Es más, posiblemente desde el punto de vista de entonces como del de ahora, esas etiquetas fuesen «válidas». El fariseo dice de sí mismo, y seguramente lo cumple, que observa a rajatabla la Ley de Moisés, y por tanto se sabe seguro en el camino de la salvación. Nos puede parecer que «va de sobrado», pero no deja de constatar una realidad en su vida: es cumplidor. Y eso, obviamente, no es malo. Pero es una vivencia de la religión demasiado formal y, en el fondo vacía, sin alma.

El publicano, un extorsionador público que maltrata a los suyos para contentar al opresor romano y para su propio beneficio egoísta, sabe que está lejos de cumplir la Ley, aunque él también la conoce y por eso le pesa en la conciencia. Le pesa hasta el punto de hundir su cabeza entre los hombros y no ser capaz de alzarla para mirar cara a cara a Dios. Y, sin embargo, es éste, sin apenas alzar la testuz, el que cruza miradas con el Dios de la misericordia.
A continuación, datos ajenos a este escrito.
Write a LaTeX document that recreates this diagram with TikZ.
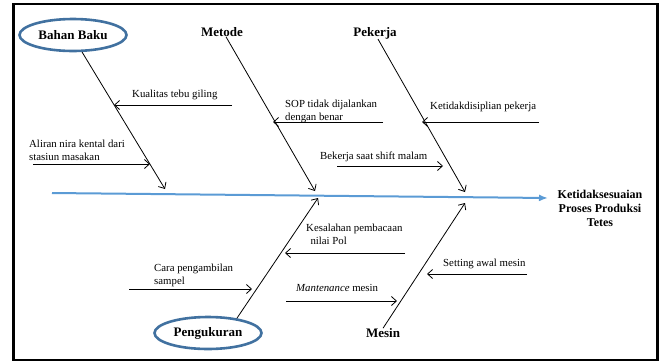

El fariseo, autojustificado, no necesita de la justicia de Dios. Se sobra y se basta por sí mismo. Cumple, pero no vive. Porque la vida se teje en la relación, y éste no necesita de Dios ni de una relación real con Él. Por el contrario, el publicano vive desde su indigencia moral como alguien que no es que meramente apetezca o procure un encuentro con el Dios que redime, que alza, que restaura, sino que realmente lo necesita, aunque sepa que no es digno de él. Cabría preguntarse quién lo es. Es éste, el publicano, quien puede vivir agradecido al Dios de la misericordia porque se sabe mirado con esa actitud. Precisamente por eso, es también quien mejor puede proclamar, con su cambio de vida, que se ha encontrado de verdad con el Redentor, que, por el amor experimentado en forma de perdón, lo ha restaurado en su dignidad de hijo, de amigo, no sólo de siervo.